* [Task instructions]: Reproduce nothing but the lines from the start of the material through the line that includes "plt.rcParams['mathtext.rm'] = 'Liberation", both ends included, and omit every picture.

* [Supplied material]:
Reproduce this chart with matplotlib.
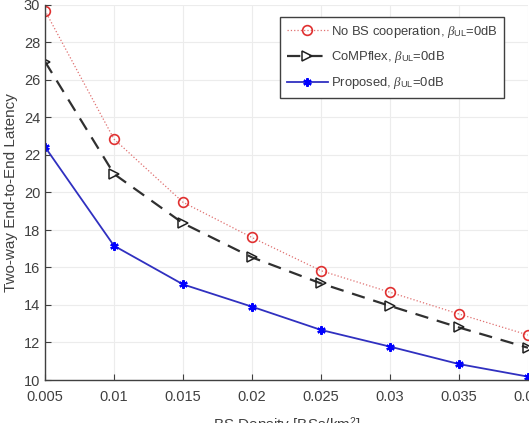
import numpy as np
import matplotlib.pyplot as plt

plt.rcParams['font.family'] = ['Liberation Sans', 'DejaVu Sans']
plt.rcParams['mathtext.fontset'] = 'custom'
plt.rcParams['mathtext.it'] = 'Liberation Serif:italic'
plt.rcParams['mathtext.rm'] = 'Liberation Sans'

density = [0.005, 0.01, 0.015, 0.02, 0.025, 0.03, 0.035, 0.04]
no_coop = [29.7, 22.85, 19.48, 17.6, 15.83, 14.68, 13.52, 12.4]
compflex = [26.98, 20.99, 18.36, 16.54, 15.15, 13.95, 12.8, 11.72]
proposed = [22.43, 17.16, 15.1, 13.91, 12.67, 11.78, 10.85, 10.18]
tick_labels = ['0.005', '0.01', '0.015', '0.02', '0.025', '0.03', '0.035', '0.04']

fig = plt.figure(figsize=(5.29, 4.23), dpi=100)
ax = fig.add_axes([45 / 529, 1 - 380 / 423, 483 / 529, 375 / 423])

ax.plot(density, no_coop, linestyle=':', color='#e07070', linewidth=0.9,
        marker='o', markersize=7, markerfacecolor='none', markeredgecolor='#e03030',
        markeredgewidth=1.2, label=r'No BS cooperation, $\beta_{\rm UL}$=0dB')
ax.plot(density, compflex, linestyle=(0, (6, 4)), color='#303030', linewidth=1.6,
        marker='>', markersize=7, markerfacecolor='none', markeredgecolor='#202020',
        markeredgewidth=1.1, label=r'CoMPflex, $\beta_{\rm UL}$=0dB')
ax.plot(density, proposed, linestyle='-', color='#3030c0', linewidth=1.3,
        marker=(6, 2, 0), markersize=6, markeredgewidth=1.6,
        markerfacecolor='#0000ff', markeredgecolor='#0000ff',
        label=r'Proposed, $\beta_{\rm UL}$=0dB')

ax.set_xlim(0.005, 0.04)
ax.set_ylim(10, 30)
ax.set_xticks(density)
ax.set_xticklabels(tick_labels)
ax.set_yticks(np.arange(10, 31, 2))
ax.grid(True, color='#ececec', linewidth=0.8)
ax.set_axisbelow(True)
for side in ['top', 'right']:
    ax.spines[side].set_visible(False)
for side in ['left', 'bottom']:
    ax.spines[side].set_color('#404040')
    ax.spines[side].set_linewidth(1.0)
ax.tick_params(direction='in', length=4, colors='#404040', labelsize=10.5, labelcolor='#404040')
ax.tick_params(axis='x', pad=7)

ax.set_ylabel('Two-way End-to-End Latency', fontsize=11, color='#404040', labelpad=4)
ax.set_xlabel(r'BS Density [BSs/km$^2$]', fontsize=11, color='#404040', labelpad=8)

leg = ax.legend(loc='upper left', bbox_to_anchor=((280 - 45) / 483, (380 - 17) / 375),
                fontsize=9.4, fancybox=False, edgecolor='#404040', framealpha=1,
                handlelength=3.2, handletextpad=0.2, borderpad=0.5, labelspacing=0.75,
                borderaxespad=0)
leg.get_frame().set_linewidth(1.0)
for t in leg.get_texts():
    t.set_color('#404040')

fig.savefig('out.png', dpi=100)
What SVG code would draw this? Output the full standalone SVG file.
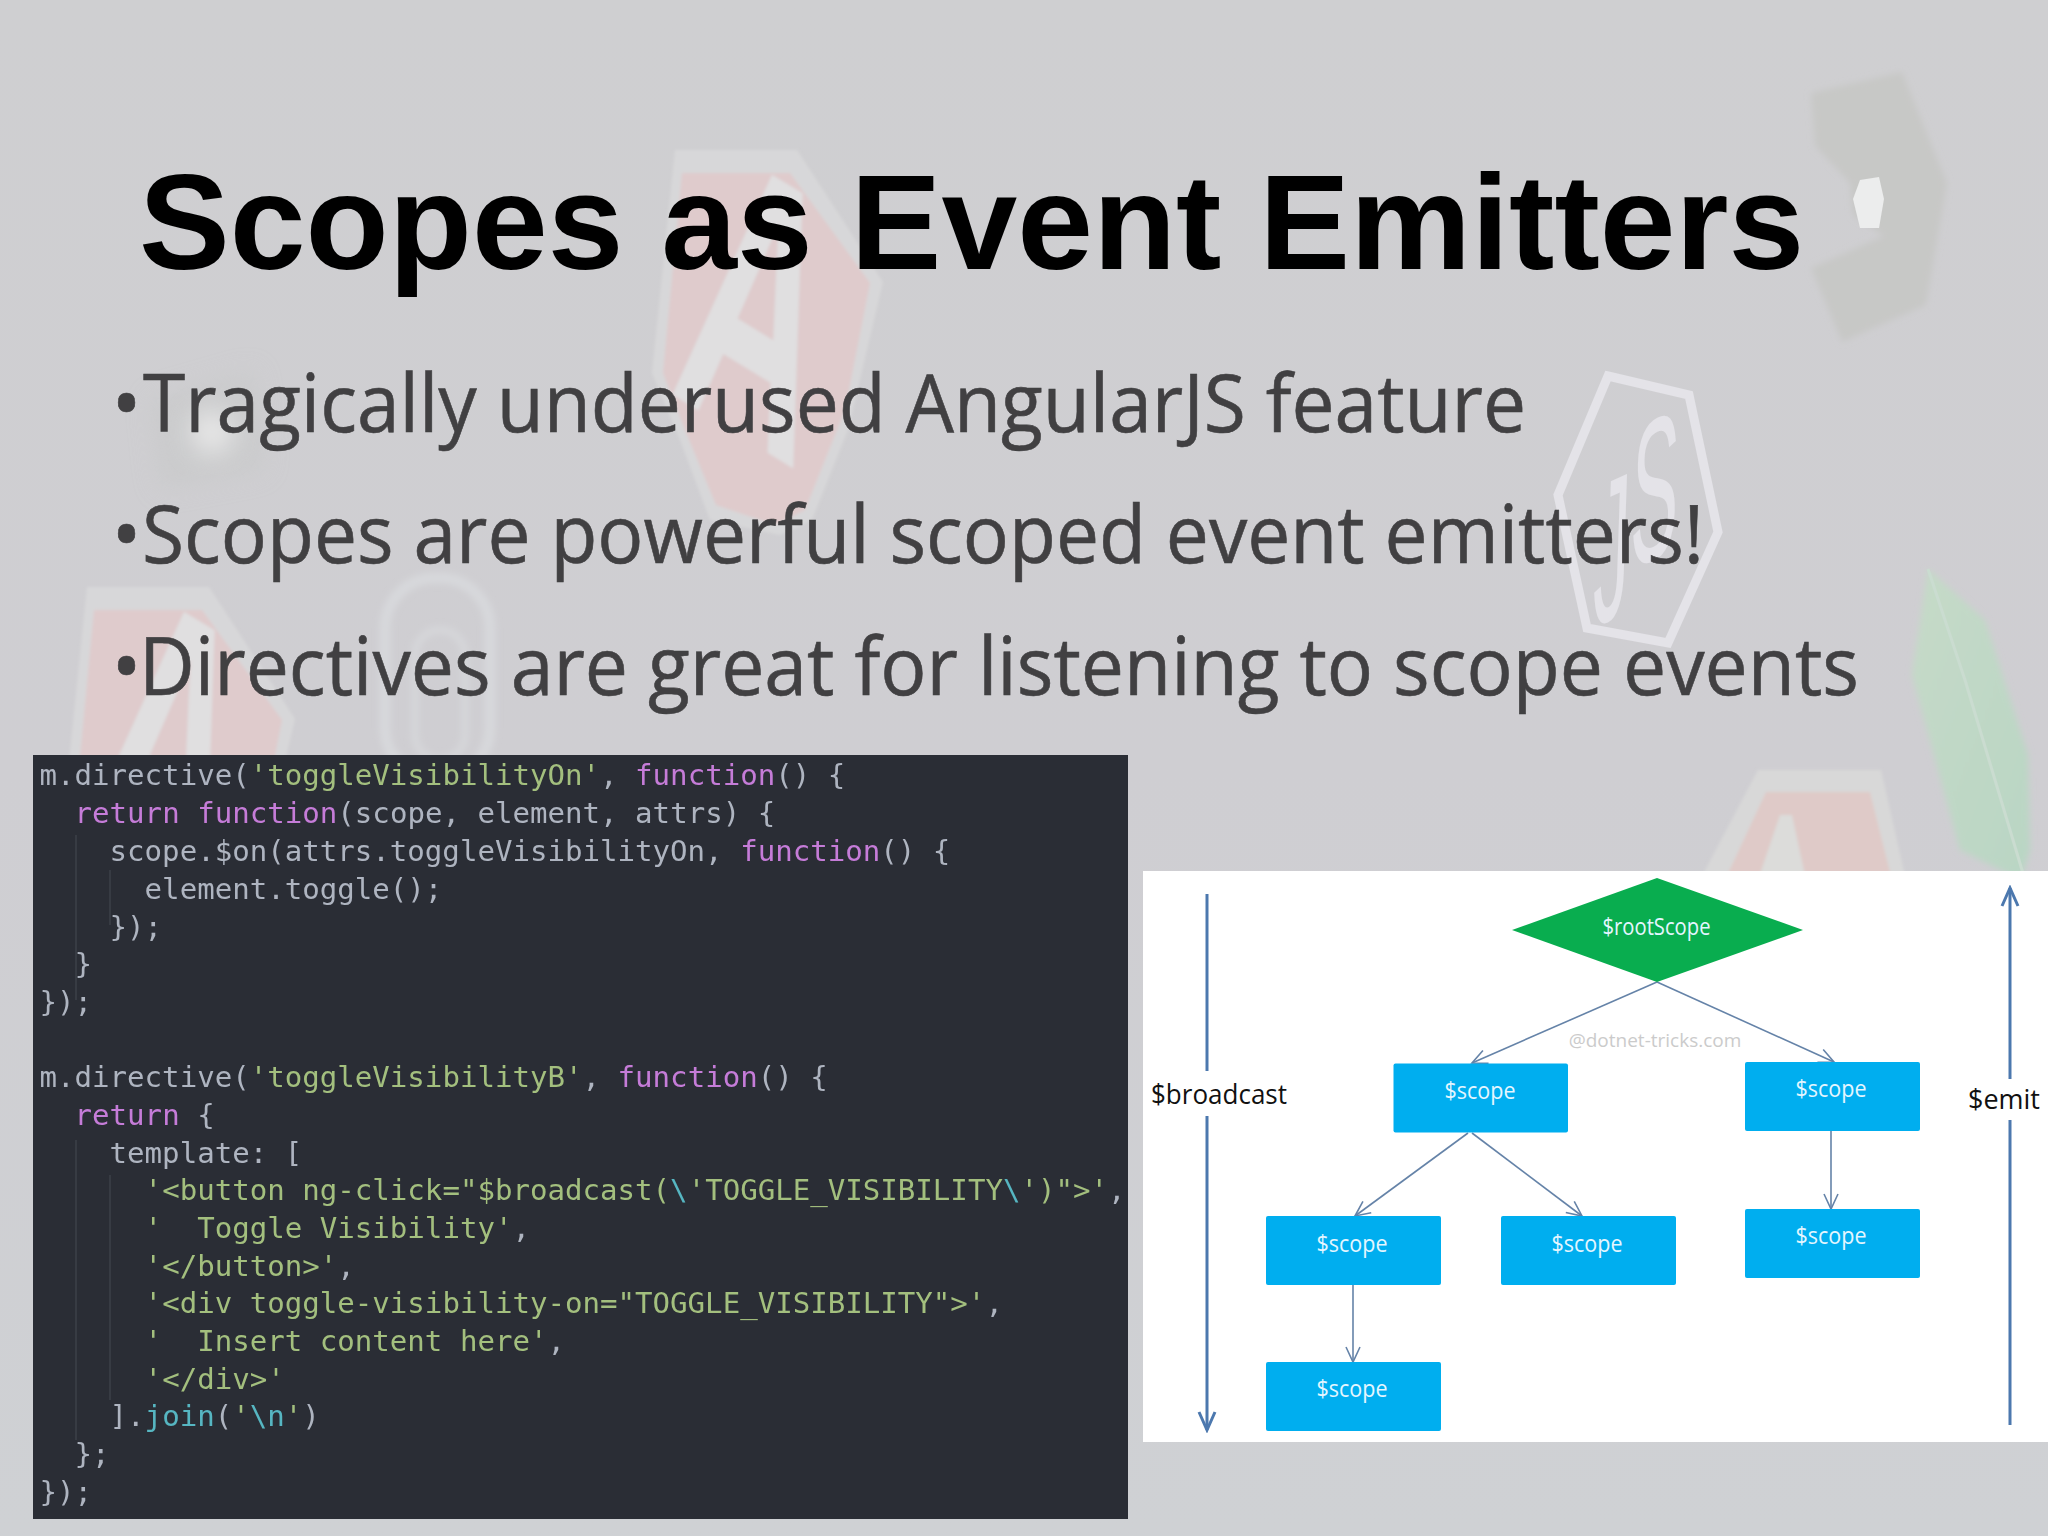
<svg xmlns="http://www.w3.org/2000/svg" width="2048" height="1536" viewBox="0 0 2048 1536">
<style>
.title{font:bold 136.2px "Liberation Sans",Arial,sans-serif;fill:#000}
.bul{font:80px "Open Sans","Noto Sans",sans-serif;fill:#414042;stroke:#414042;stroke-width:.6}
.code{font:29.1px "DejaVu Sans Mono",monospace;fill:#aeb4c0;white-space:pre}
.s{fill:#a3bf7e}.k{fill:#c57bd8}.f{fill:#56b6c2}
.guide{stroke:#3c4049;stroke-width:1.5}
.box{fill:#00aeef}
.lbl{font:23px "Open Sans","Noto Sans",sans-serif;fill:#e4f6ff;text-anchor:middle}
.side{font:27px "Open Sans","Noto Sans",sans-serif;fill:#111}
.thick{stroke:#4c78ae;stroke-width:3;fill:none}
.thin{stroke:#6583a8;stroke-width:1.6;fill:none}
.logo{font:bold 100px "Liberation Sans",Arial,sans-serif}
</style>
<defs>
<linearGradient id="bg" x1="0" y1="0" x2="0" y2="1"><stop offset="0" stop-color="#cfcfd1"/><stop offset=".5" stop-color="#cfced2"/><stop offset="1" stop-color="#cfd1d4"/></linearGradient>
<linearGradient id="leaf" x1="0" y1="0" x2="1" y2="1"><stop offset="0" stop-color="#c6dac8"/><stop offset="1" stop-color="#b9d6c4"/></linearGradient>
<filter id="b1" x="-5%" y="-5%" width="110%" height="110%"><feGaussianBlur stdDeviation="0.6"/></filter>
<filter id="b2" x="-10%" y="-10%" width="120%" height="120%"><feGaussianBlur stdDeviation="1.8"/></filter>
<filter id="b3" x="-20%" y="-20%" width="140%" height="140%"><feGaussianBlur stdDeviation="3"/></filter>
<filter id="b12" x="-50%" y="-50%" width="200%" height="200%"><feGaussianBlur stdDeviation="12"/></filter>
<marker id="vs" markerUnits="userSpaceOnUse" viewBox="0 0 20 20" refX="18" refY="10" markerWidth="20" markerHeight="20" orient="auto"><path d="M3 3L18 10L3 17" fill="none" stroke="#6583a8" stroke-width="1.6"/></marker>
<marker id="vb" markerUnits="userSpaceOnUse" viewBox="0 0 24 24" refX="21" refY="12" markerWidth="24" markerHeight="24" orient="auto"><path d="M3 4L21 12L3 20" fill="none" stroke="#4c78ae" stroke-width="3"/></marker>
<g id="shield" filter="url(#b2)">
<polygon points="675,150 797,150 883,282 848,430 812,520 780,535 710,520 680,440 652,373" fill="#d9d9db" opacity=".8"/>
<polygon points="682,173 790,173 870,283 845,410 805,510 775,525 716,505 685,430 663,373" fill="#dfcbcc"/>
<text class="logo" transform="matrix(1.8 1.1 -.79 3.6 668 392)" fill="#e0dfe0">A</text>
</g>
<clipPath id="above"><rect x="0" y="0" width="2048" height="755"/></clipPath>
<clipPath id="above2"><rect x="1143" y="0" width="905" height="871"/></clipPath>
</defs>

<g id="background">
<rect width="2048" height="1536" fill="url(#bg)"/>
<use href="#shield"/>
<g clip-path="url(#above)"><use href="#shield" x="-588" y="437"/></g>
<g clip-path="url(#above2)">
<g filter="url(#b2)">
<polygon points="1758,770 1881,770 1906,880 1700,880" fill="#d8d8d8"/>
<polygon points="1766,792 1870,792 1892,880 1725,880" fill="#dfcac8"/>
<polygon points="1780,815 1792,815 1806,880 1758,880" fill="#dcdcda"/>
</g>
<polygon points="1928,569 1985,620 2028,755 2030,850 2021,880 1960,850 1912,675" fill="url(#leaf)" filter="url(#b3)"/>
<path d="M1928,569L1965,680L2025,880" stroke="#cadcd0" stroke-width="3" fill="none" filter="url(#b1)"/>
</g>
<polygon points="1811,93 1902,72 1947,183 1926,305 1842,342 1811,268 1884,236 1853,215 1850,183 1815,146" fill="#c7c8c6" filter="url(#b3)"/>
<polygon points="1853,199 1860,180 1879,177 1884,199 1879,228 1860,228" fill="#eceded" filter="url(#b1)"/>
<g filter="url(#b1)">
<polygon points="1608,376 1689,395 1718,532 1668,643 1587,628 1558,495" fill="none" stroke="#e4e3e8" stroke-width="9"/>
<text transform="matrix(.65 -.3 -.06 1.85 1592 628)" style="font:110px 'Liberation Sans',Arial,sans-serif" fill="#e4e3e8">J<tspan dy="-22">S</tspan></text>
</g>
<g clip-path="url(#above)" filter="url(#b3)">
<rect x="385" y="578" width="105" height="200" rx="50" fill="none" stroke="#d7d8db" stroke-width="11"/>
<rect x="415" y="630" width="50" height="130" rx="25" fill="none" stroke="#d5d6d9" stroke-width="8"/>
</g>
<polygon points="150,400 255,370 265,470 160,490" fill="#c8c9c9" opacity=".6" filter="url(#b12)"/>
<ellipse cx="212" cy="432" rx="22" ry="22" fill="#e6e6e6" filter="url(#b12)"/>
</g>

<g id="title"><text class="title" x="139" y="269">Scopes as Event Emitters</text></g>
<g id="bullets">
<text class="bul" x="111.500" y="432">•</text><text class="bul" x="143" y="432" textLength="1383" lengthAdjust="spacingAndGlyphs">Tragically underused AngularJS feature</text>
<text class="bul" x="111.500" y="563">•</text><text class="bul" x="142" y="563" textLength="1562" lengthAdjust="spacingAndGlyphs">Scopes are powerful scoped event emitters!</text>
<text class="bul" x="111.500" y="695">•</text><text class="bul" x="139" y="695" textLength="1720" lengthAdjust="spacingAndGlyphs">Directives are great for listening to scope events</text>
</g>

<g id="code-panel">
<rect x="33" y="755" width="1095" height="764" fill="#2a2d35"/>
<g id="code-guides">
<line class="guide" x1="76" y1="835" x2="76" y2="1000"/>
<line class="guide" x1="110" y1="870" x2="110" y2="925"/>
<line class="guide" x1="76" y1="1140" x2="76" y2="1440"/>
<line class="guide" x1="110" y1="1175" x2="110" y2="1400"/>
</g>
<g filter="url(#b1)">
<text class="code" x="39.500" y="785">m.directive(<tspan class="s">'toggleVisibilityOn'</tspan>, <tspan class="k">function</tspan>() {</text>
<text class="code" x="39.500" y="823">  <tspan class="k">return</tspan> <tspan class="k">function</tspan>(scope, element, attrs) {</text>
<text class="code" x="39.500" y="861">    scope.$on(attrs.toggleVisibilityOn, <tspan class="k">function</tspan>() {</text>
<text class="code" x="39.500" y="899">      element.toggle();</text>
<text class="code" x="39.500" y="936.500">    });</text>
<text class="code" x="39.500" y="974">  }</text>
<text class="code" x="39.500" y="1012">});</text>
<text class="code" x="39.500" y="1087">m.directive(<tspan class="s">'toggleVisibilityB'</tspan>, <tspan class="k">function</tspan>() {</text>
<text class="code" x="39.500" y="1125">  <tspan class="k">return</tspan> {</text>
<text class="code" x="39.500" y="1163">    template: [</text>
<text class="code" x="39.500" y="1200">      <tspan class="s">'&lt;button ng-click="$broadcast(</tspan><tspan class="f">\</tspan><tspan class="s">'TOGGLE_VISIBILITY</tspan><tspan class="f">\</tspan><tspan class="s">')"&gt;'</tspan>,</text>
<text class="code" x="39.500" y="1238">      <tspan class="s">'  Toggle Visibility'</tspan>,</text>
<text class="code" x="39.500" y="1275.500">      <tspan class="s">'&lt;/button&gt;'</tspan>,</text>
<text class="code" x="39.500" y="1313">      <tspan class="s">'&lt;div toggle-visibility-on="TOGGLE_VISIBILITY"&gt;'</tspan>,</text>
<text class="code" x="39.500" y="1351">      <tspan class="s">'  Insert content here'</tspan>,</text>
<text class="code" x="39.500" y="1388.500">      <tspan class="s">'&lt;/div&gt;'</tspan></text>
<text class="code" x="39.500" y="1426">    ].<tspan class="f">join</tspan>(<tspan class="s">'</tspan><tspan class="f">\n</tspan><tspan class="s">'</tspan>)</text>
<text class="code" x="39.500" y="1464">  };</text>
<text class="code" x="39.500" y="1502">});</text>
</g>
</g>

<rect id="diagram-panel" x="1143" y="871" width="905" height="571" fill="#fff"/>

<g id="connectors">
<line class="thin" x1="1657" y1="982" x2="1472" y2="1063" marker-end="url(#vs)"/>
<line class="thin" x1="1657" y1="982" x2="1834" y2="1062" marker-end="url(#vs)"/>
<line class="thin" x1="1468" y1="1133" x2="1355" y2="1216" marker-end="url(#vs)"/>
<line class="thin" x1="1472" y1="1133" x2="1582" y2="1216" marker-end="url(#vs)"/>
<line class="thin" x1="1831" y1="1131" x2="1831" y2="1209" marker-end="url(#vs)"/>
<line class="thin" x1="1353" y1="1285" x2="1353" y2="1362" marker-end="url(#vs)"/>
<line class="thick" x1="1207" y1="894" x2="1207" y2="1071"/>
<line class="thick" x1="1207" y1="1116" x2="1207" y2="1430" marker-end="url(#vb)"/>
<line class="thick" x1="2010" y1="1425" x2="2010" y2="1120"/>
<line class="thick" x1="2010" y1="1079" x2="2010" y2="888" marker-end="url(#vb)"/>
</g>

<g id="rootScope"><polygon points="1512,930 1657,878 1803,930 1657,982" fill="#09ad4f"/><text class="lbl" x="1656.500" y="935" textLength="108" lengthAdjust="spacingAndGlyphs">$rootScope</text></g>
<g id="scope-a"><rect class="box" x="1393.500" y="1063.500" width="174.500" height="69" rx="2"/><text class="lbl" x="1480" y="1099" textLength="71" lengthAdjust="spacingAndGlyphs">$scope</text></g>
<g id="scope-b"><rect class="box" x="1745" y="1062" width="175" height="69" rx="2"/><text class="lbl" x="1831" y="1097" textLength="71" lengthAdjust="spacingAndGlyphs">$scope</text></g>
<g id="scope-c"><rect class="box" x="1266" y="1216" width="175" height="69" rx="2"/><text class="lbl" x="1352" y="1252" textLength="71" lengthAdjust="spacingAndGlyphs">$scope</text></g>
<g id="scope-d"><rect class="box" x="1501" y="1216" width="175" height="69" rx="2"/><text class="lbl" x="1587" y="1252" textLength="71" lengthAdjust="spacingAndGlyphs">$scope</text></g>
<g id="scope-e"><rect class="box" x="1745" y="1209" width="175" height="69" rx="2"/><text class="lbl" x="1831" y="1244" textLength="71" lengthAdjust="spacingAndGlyphs">$scope</text></g>
<g id="scope-f"><rect class="box" x="1266" y="1362" width="175" height="69" rx="2"/><text class="lbl" x="1352" y="1397" textLength="71" lengthAdjust="spacingAndGlyphs">$scope</text></g>
<g id="labels">
<text class="side" x="1151" y="1104" textLength="136" lengthAdjust="spacingAndGlyphs">$broadcast</text>
<text class="side" x="1968" y="1109" textLength="72" lengthAdjust="spacingAndGlyphs">$emit</text>
<text x="1655" y="1047" style="font:19px 'Open Sans','Noto Sans',sans-serif;fill:#cbcbcb;text-anchor:middle">@dotnet-tricks.com</text>
</g>
</svg>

* [Solution for this exercise]:
Reproduce this chart with matplotlib.
import numpy as np
import matplotlib.pyplot as plt

plt.rcParams['font.family'] = ['Liberation Sans', 'DejaVu Sans']
plt.rcParams['mathtext.fontset'] = 'custom'
plt.rcParams['mathtext.it'] = 'Liberation Serif:italic'
plt.rcParams['mathtext.rm'] = 'Liberation Sans'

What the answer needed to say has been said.